Bugün sözünü edeceğim konu hakkında eminim ki çok yazı yazılmış çok da tartışma çıkmıştır. Buna karşın henüz bir gelişme olmayan konumuz Kıbrıs’ın yolları. Günümüz kktc’sinde kendisini gördüğümüzde sevinir hale geldiğimiz bir kurumumuz mevcut, adı da Karayolları Dairesi. Ne mutlu bize ki devletimiz bize küçük süprizler yaparak Daire’yi ara ara sokağa çıkartıp görmemizi sağlıyor ve bizi hayretler içinde bırakmayı başarıyor. Yollarımız sizin de bildiğiniz gibi bir patates tarlasından çok az daha düz ve daha fazla çukurlu. Bizim yollarımızda araç kullanan bir kişi dünyanın heryerinde rahatlıkla ehliyet dersi verebilecek kapasiteye ulaşır. Neden mi; çünkü biz yollarımızda şoförlük yerine cambazlık yaparak araç kullanabiliyoruz. Öyle ki, artık hangi çukurdan nasıl veya ne şekilde geçersek aracımızın hasar görmeyeceğini tüm şoförlerimiz çok iyi bilmektedir.

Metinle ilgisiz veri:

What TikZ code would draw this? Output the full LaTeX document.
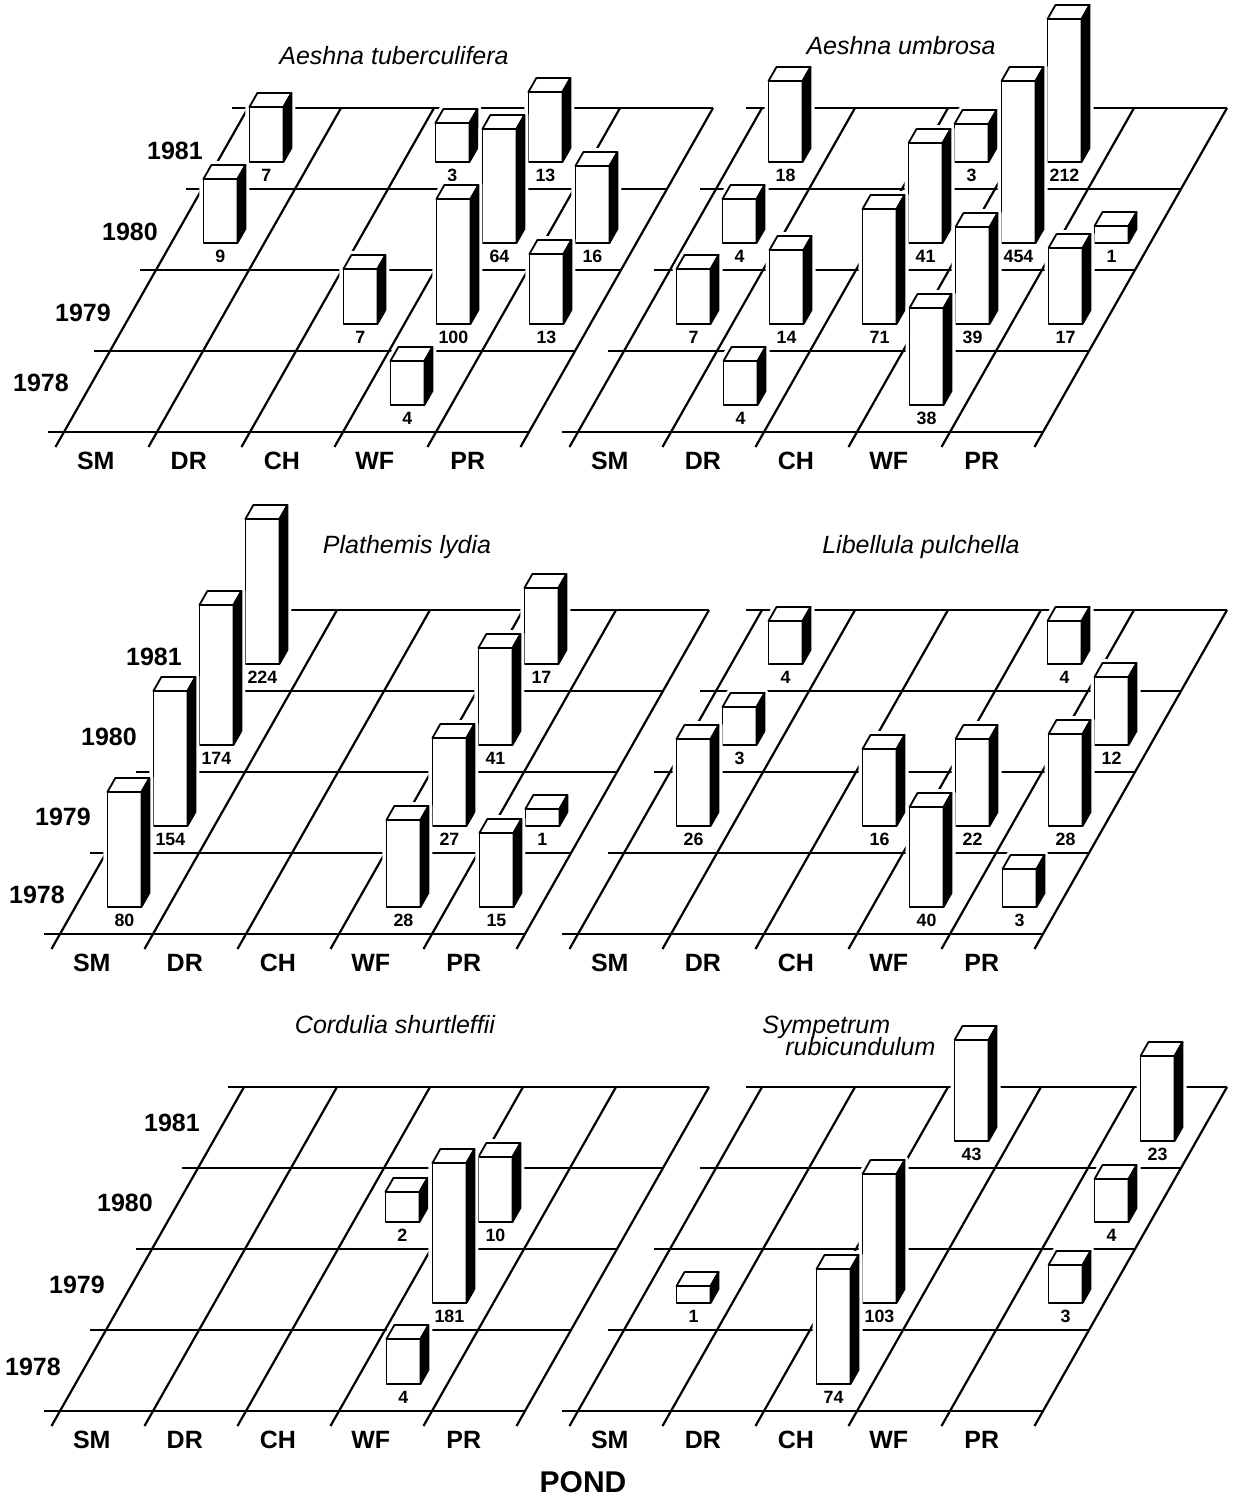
\documentclass[tikz,border=0pt]{standalone}
\usepackage{fontspec}
\setmainfont{Liberation Sans}
\usepackage{tikz}
\usetikzlibrary{positioning}

% grid of one pond panel, in panel units
\newcommand{\pondgrid}{%
  \foreach \r in {0,...,4} {\draw[gridline] (-0.17,\r) -- (5,\r);}
  \foreach \c in {0,...,5} {\draw[gridline] (\c,-0.185) -- (\c,4);}
  \foreach \c/\s in {0/SM,1/DR,2/CH,3/WF,4/PR} {\node[pondlab] (\panel-\s) at (\c+0.52,-0.36) {\s};}
}
% one bar: column, row, height (px), count
\newcommand{\pondbar}[4]{%
  \pgfmathsetmacro{\barul}{#1+\baroff}%
  \pgfmathsetmacro{\barur}{\barul+0.366}%
  \pgfmathsetmacro{\barum}{\barul+0.183}%
  \pgfmathsetmacro{\barvf}{#2+0.333}%
  \pgfmathsetmacro{\barvb}{\barvf+0.173}%
  \filldraw[barhalo] (\barul,\barvf,0) -- (\barur,\barvf,0) -- (\barur,\barvb,0) -- (\barur,\barvb,#3) -- (\barul,\barvb,#3) -- (\barul,\barvf,#3) -- cycle;
  \filldraw[barface] (\barul,\barvf,0) -- (\barur,\barvf,0) -- (\barur,\barvf,#3) -- (\barul,\barvf,#3) -- cycle;
  \filldraw[barface] (\barul,\barvf,#3) -- (\barur,\barvf,#3) -- (\barur,\barvb,#3) -- (\barul,\barvb,#3) -- cycle;
  \filldraw[barside] (\barur,\barvf,0) -- (\barur,\barvb,0) -- (\barur,\barvb,#3) -- (\barur,\barvf,#3) -- cycle;
  \node[barnum] (\panel-#1-#2) at (\barum,\barvf,-13) {#4};
}

\begin{document}
\begin{tikzpicture}[x=0.5pt,y=0.5pt,yscale=-1,xscale=1,
  gridline/.style={line width=1.1pt},
  barhalo/.style={draw=white,fill=white,line width=4pt,line join=round},
  barface/.style={draw=black,fill=white,line width=0.9pt,line join=round},
  barside/.style={draw=black,fill=black,line width=0.9pt,line join=round},
  barnum/.style={font=\bfseries\fontsize{8.9}{10}\selectfont,inner sep=0pt},
  pondlab/.style={font=\bfseries\fontsize{12.5}{14}\selectfont,inner sep=0pt},
  yearlab/.style={font=\bfseries\fontsize{12.5}{14}\selectfont,inner sep=0pt},
  species/.style={font=\itshape\fontsize{12.5}{14}\selectfont,inner sep=0pt,anchor=base}]
%uncomment if require: \path (0,1508); %set diagram left start at 0, and has height of 1508

%Shape: Background
\fill[white] (0,0) rectangle (1232,1508);
\useasboundingbox (0,0) rectangle (1232,1508);

%Shape: Panel Aeshna tuberculifera
\begin{scope}[shift={(64,432)},x={(46.5pt,0pt)},y={(23pt,-40.5pt)},z={(0pt,-0.5pt)}]
\def\panel{tl}\def\baroff{0.345}
\pondgrid
\pondbar{0}{3}{55}{7}
\pondbar{2}{3}{39}{3}
\pondbar{3}{3}{70}{13}
\pondbar{0}{2}{64}{9}
\pondbar{3}{2}{114}{64}
\pondbar{4}{2}{77}{16}
\pondbar{2}{1}{55}{7}
\pondbar{3}{1}{125}{100}
\pondbar{4}{1}{70}{13}
\pondbar{3}{0}{44}{4}
\end{scope}

%Shape: Panel Aeshna umbrosa
\begin{scope}[shift={(578,432)},x={(46.5pt,0pt)},y={(23pt,-40.5pt)},z={(0pt,-0.5pt)}]
\def\panel{tr}\def\baroff{0.40}
\pondgrid
\pondbar{0}{3}{81}{18}
\pondbar{2}{3}{38}{3}
\pondbar{3}{3}{143}{212}
\pondbar{0}{2}{44}{4}
\pondbar{2}{2}{100}{41}
\pondbar{3}{2}{162}{454}
\pondbar{4}{2}{17}{1}
\pondbar{0}{1}{55}{7}
\pondbar{1}{1}{74}{14}
\pondbar{2}{1}{115}{71}
\pondbar{3}{1}{97}{39}
\pondbar{4}{1}{76}{17}
\pondbar{1}{0}{44}{4}
\pondbar{3}{0}{97}{38}
\end{scope}

%Shape: Panel Plathemis lydia
\begin{scope}[shift={(60,934)},x={(46.5pt,0pt)},y={(23pt,-40.5pt)},z={(0pt,-0.5pt)}]
\def\panel{ml}\def\baroff{0.345}
\pondgrid
\pondbar{0}{3}{145}{224}
\pondbar{3}{3}{76}{17}
\pondbar{0}{2}{140}{174}
\pondbar{3}{2}{97}{41}
\pondbar{0}{1}{135}{154}
\pondbar{3}{1}{88}{27}
\pondbar{4}{1}{17}{1}
\pondbar{0}{0}{115}{80}
\pondbar{3}{0}{87}{28}
\pondbar{4}{0}{74}{15}
\end{scope}

%Shape: Panel Libellula pulchella
\begin{scope}[shift={(578,934)},x={(46.5pt,0pt)},y={(23pt,-40.5pt)},z={(0pt,-0.5pt)}]
\def\panel{mr}\def\baroff{0.40}
\pondgrid
\pondbar{0}{3}{43}{4}
\pondbar{3}{3}{43}{4}
\pondbar{0}{2}{38}{3}
\pondbar{4}{2}{68}{12}
\pondbar{0}{1}{87}{26}
\pondbar{2}{1}{77}{16}
\pondbar{3}{1}{87}{22}
\pondbar{4}{1}{92}{28}
\pondbar{3}{0}{100}{40}
\pondbar{4}{0}{38}{3}
\end{scope}

%Shape: Panel Cordulia shurtleffii
\begin{scope}[shift={(60,1411)},x={(46.5pt,0pt)},y={(23pt,-40.5pt)},z={(0pt,-0.5pt)}]
\def\panel{bl}\def\baroff{0.345}
\pondgrid
\pondbar{2}{2}{30}{2}
\pondbar{3}{2}{65}{10}
\pondbar{3}{1}{140}{181}
\pondbar{3}{0}{45}{4}
\end{scope}

%Shape: Panel Sympetrum rubicundulum
\begin{scope}[shift={(578,1411)},x={(46.5pt,0pt)},y={(23pt,-40.5pt)},z={(0pt,-0.5pt)}]
\def\panel{br}\def\baroff{0.40}
\pondgrid
\pondbar{2}{3}{101}{43}
\pondbar{4}{3}{85}{23}
\pondbar{4}{2}{43}{4}
\pondbar{0}{1}{17}{1}
\pondbar{2}{1}{129}{103}
\pondbar{4}{1}{38}{3}
\pondbar{2}{0}{115}{74}
\end{scope}

% Text Node
\node[species] (title-tl) at (394,65) {Aeshna tuberculifera};
% Text Node
\node[species] (title-tr) at (901,55) {Aeshna umbrosa};
% Text Node
\node[species] (title-ml) at (407,553) {Plathemis lydia};
% Text Node
\node[species] (title-mr) at (921,553) {Libellula pulchella};
% Text Node
\node[species] (title-bl) at (395,1033) {Cordulia shurtleffii};
% Text Node
\node[species,anchor=base west] (title-br1) at (762,1033) {Sympetrum};
\node[species,anchor=base west] (title-br2) at (785,1055) {rubicundulum};

% Text Node
\node[yearlab] (tl-1981) at (175,151) {1981};
\node[yearlab] (tl-1980) at (130,232) {1980};
\node[yearlab] (tl-1979) at (83,313) {1979};
\node[yearlab] (tl-1978) at (41,383) {1978};
% Text Node
\node[yearlab] (ml-1981) at (154,657) {1981};
\node[yearlab] (ml-1980) at (109,737) {1980};
\node[yearlab] (ml-1979) at (63,817) {1979};
\node[yearlab] (ml-1978) at (37,895) {1978};
% Text Node
\node[yearlab] (bl-1981) at (172,1123) {1981};
\node[yearlab] (bl-1980) at (125,1203) {1980};
\node[yearlab] (bl-1979) at (77,1285) {1979};
\node[yearlab] (bl-1978) at (33,1367) {1978};

% Text Node
\node[font=\bfseries\fontsize{15}{18}\selectfont,inner sep=0pt] (pond) at (583,1482) {POND};

\end{tikzpicture}
\end{document}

Bu güzel ve narin yollarımızda bir de gece araç kullanmak inanılmaz insanüstü bir yetenek gerektirmektedir. Devletimiz bu konuda çok hassas; öyle ki, sırf bizi düşünerek tasarruf yapıp yollarımızdaki aydınlatmaları sadece kavşaklarda açıyorlar. Biz şoförler de, karanlıkta kavşakları bir kutup yıldızı misali takip ederek gideceğimiz yere varabiliyoruz. Yollardaki bu tehlike yetmezmiş gibi zifiri karanlıkta ilerlerken aniden önünüzde beliren ve sağa sola sallanan bir kırmızı çubuk görebilirsiniz. Bu sizi şaşırtmasın ve korkutmasın çünkü yollarımızdaki bu tehlikeler yetmezmiş gibi bir de trafik polislerimiz karanlığın içinde Sevimli Hayalet Casper gibi aniden önümüzde belirebilirler. Tek işinin ceza kesmek olduğunu sanan trafik polislerimiz maalesef trafik kontrollerinde bile işlerini düzgün yapamıyorlar. Bir yere pusu kurup hızlı gelen araçların önüne aniden fırlayıp onları durdurmaya çalışan ve adeta kazaya sebebiyet veren bu arkadaşlarımızı başarılarından dolayı gönülden kutluyorum. Elbette bu kendi suçları değil, kendileri ne yazık ki böyle davranmak yönünde üstlerinden emir almaktadırlar.
İşin şakası bir yana, tüm sorumlu devlet organlarını bu konuda acilen göreve çağırıyorum. Yollarmızda sürücülerimizin her gün ölüm tehlikesi geçirmesi ve hatta bazen içimizi yakan ölümlü kazaların sebebi %90 oranında devletin ihmalkârlığı ve vurdumduymazlığıdır. Can güvenliğini hiçe sayan bu yollar için biz de devletimize her yıl vergimizi verip her geçen yıl daha da kötü olan yollarımızı bize daha da kötü yapması için ödeme yapıyoruz ve bu konuda bunun dışında maalesef hiçbir şey yapmıyoruz. Yazımı sonlandırırken şunu sormak istiyorum: Devlet, en temel görevlerinden biri olan can güvenliğini sağlama işini bile yerine getiremiyorsa, neyi yerine getirecek?